Draft Principle G: Draft Principle G focuses on capturing a user's refusal or withdrawal of consent, with the EDPB suggesting clarification for better understanding. The EDPB acknowledges the need to record such decisions for a specified period, proposing a one-year duration to minimize excessive consent requests. Additionally, the EDPB emphasizes the importance of detailing "negative consent" recording, particularly for cookies, suggesting the use of generic information instead of unique identifiers. The EDPB highlights the potential deletion of consent records by users and recommends prompting new consent requests when necessary. Gatekeepers under the Digital Markets Act are reminded of existing rules on prompting users for consent in specific scenarios.

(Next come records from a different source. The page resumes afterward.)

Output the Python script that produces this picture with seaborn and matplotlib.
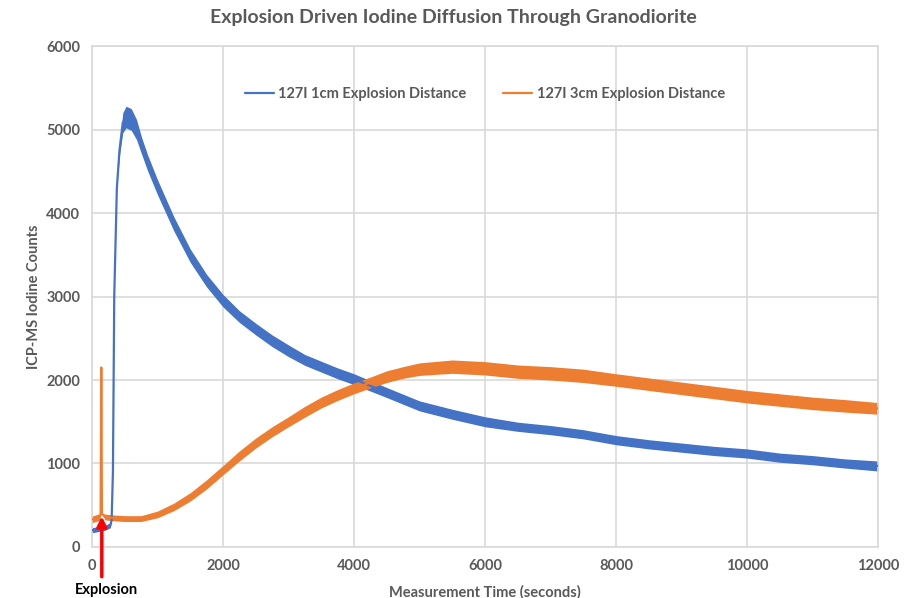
import numpy as np
import pandas as pd
import matplotlib
matplotlib.use('Agg')
import matplotlib.pyplot as plt
import seaborn as sns

# values
time_1cm = [0, 100, 200, 280, 300, 320, 340, 380, 420, 470, 520, 600, 680, 760,
            850, 1000, 1250, 1500, 1750, 2000, 2250, 2500, 2750, 3000, 3250,
            3500, 3750, 4000, 4500, 5000, 5500, 6000, 6500, 7000, 7500, 8000,
            8500, 9000, 9500, 10000, 10500, 11000, 11500, 12000]
counts_1cm = [200, 215, 230, 260, 320, 900, 3000, 4300, 4750, 5080, 5150, 5120,
              5000, 4800, 4600, 4310, 3870, 3490, 3190, 2950, 2760, 2610, 2470,
              2350, 2240, 2160, 2080, 2010, 1850, 1690, 1590, 1500, 1440, 1400,
              1350, 1280, 1230, 1190, 1150, 1120, 1070, 1040, 1000, 970]
# half thickness of the noisy band
spread_1cm = [30, 30, 30, 30, 10, 0, 0, 0, 60, 120, 130, 130, 120, 100, 95, 90,
              85, 80, 75, 75, 70, 70, 70, 70, 65, 65, 65, 65, 60, 60, 60, 60, 55,
              55, 55, 55, 55, 55, 55, 55, 55, 55, 55, 60]

time_3cm = [0, 60, 120, 132, 142, 152, 200, 300, 500, 750, 1000, 1250, 1500,
            1750, 2000, 2250, 2500, 2750, 3000, 3250, 3500, 3750, 4000, 4250,
            4500, 4750, 5000, 5500, 6000, 6500, 7000, 7500, 8000, 8500, 9000,
            9500, 10000, 10500, 11000, 11500, 12000]
counts_3cm = [330, 345, 360, 380, 2150, 400, 360, 350, 340, 340, 390, 480, 600,
              750, 920, 1090, 1245, 1380, 1500, 1620, 1730, 1820, 1900, 1970,
              2040, 2090, 2130, 2160, 2140, 2100, 2080, 2050, 2000, 1950, 1900,
              1850, 1800, 1760, 1720, 1690, 1660]
spread_3cm = [40, 40, 40, 0, 0, 0, 35, 35, 35, 35, 40, 45, 50, 55, 55, 60, 60,
              60, 60, 65, 65, 65, 65, 65, 70, 70, 75, 80, 80, 80, 80, 80, 75, 75,
              75, 75, 75, 75, 75, 75, 70]

labels = ['127I 1cm Explosion Distance', '127I 3cm Explosion Distance']
colors = ['#4472C4', '#ED7D31']

df = pd.concat([
    pd.DataFrame({'time': time_1cm, 'counts': counts_1cm, 'spread': spread_1cm, 'series': labels[0]}),
    pd.DataFrame({'time': time_3cm, 'counts': counts_3cm, 'spread': spread_3cm, 'series': labels[1]}),
])

sns.set_style('white')
plt.rcParams['font.family'] = ['Lato', 'DejaVu Sans']
grey = '#595959'

fig = plt.figure(figsize=(9.07, 5.98), dpi=100)
ax = fig.add_axes([0.1014, 0.0853, 0.8666, 0.8377])

sns.lineplot(data=df, x='time', y='counts', hue='series', palette=colors,
             linewidth=1.6, ax=ax, zorder=3)
for lab, col in zip(labels, colors):
    sub = df[df.series == lab]
    ax.fill_between(sub.time, sub.counts - sub.spread, sub.counts + sub.spread,
                    color=col, lw=0, zorder=2)

ax.set_xlim(0, 12000)
ax.set_ylim(0, 6000)
ax.set_xticks(range(0, 12001, 2000))
ax.set_yticks(range(0, 6001, 1000))
ax.grid(True, color='#d9d9d9', lw=1.2)
for s in ax.spines.values():
    s.set_color('#d9d9d9')
    s.set_linewidth(1.2)
ax.tick_params(length=0, labelsize=10.5, labelcolor=grey)
ax.tick_params(axis='y', pad=8.5)
ax.tick_params(axis='x', pad=9)
for t in ax.get_xticklabels() + ax.get_yticklabels():
    t.set_fontweight('bold')

ax.set_xlabel('Measurement Time (seconds)', fontsize=10.5, fontweight='bold', color=grey, labelpad=8)
ax.set_ylabel('ICP-MS Iodine Counts', fontsize=10.5, fontweight='bold', color=grey, labelpad=4)
fig.suptitle('Explosion Driven Iodine Diffusion Through Granodiorite', fontsize=14,
             fontweight='bold', color=grey, y=0.985)

leg = ax.legend(loc='upper center', bbox_to_anchor=(0.5, 0.945), ncol=2, frameon=False,
                fontsize=10.5, handlelength=2.0, handletextpad=0.3, columnspacing=2.5)
for t in leg.get_texts():
    t.set_color(grey)
    t.set_fontweight('bold')

# explosion marker
ax.annotate('', xy=(150, 400), xytext=(150, -390),
            arrowprops=dict(arrowstyle='-|>', color='red', lw=2.5, mutation_scale=14),
            annotation_clip=False, zorder=5)
ax.text(220, -510, 'Explosion', ha='center', va='center', fontsize=10.5,
        fontweight='bold', color='black', clip_on=False)

fig.savefig('out.png', dpi=100)
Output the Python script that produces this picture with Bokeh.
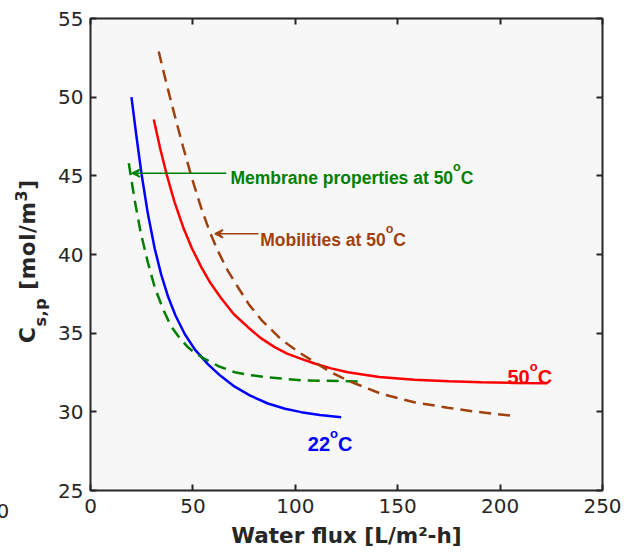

Draft Principle H: The EDPB recognizes software's role in empowering users to protect their devices, advocating for default data protection in apps. It supports draft principle H for users to express refusal through software settings, aiming to reduce cookie fatigue. However, caution is advised for obtaining affirmative consent, emphasizing the need for active, specific, and informed choices. The EDPB highlights the lack of assessment on current software settings for cookie consent validity. Lastly, it asserts that privacy laws shouldn't undermine individuals' preferences to reject specific ad models.

The next steps will consist of work done by the Commission together with stakeholders to further develop and finetune the principles, including in light of the EDPB’s opinion. The goal is for these to be completed sometime in January 2024 and then be presented in their final version in April 2024 at the Consumer Summit.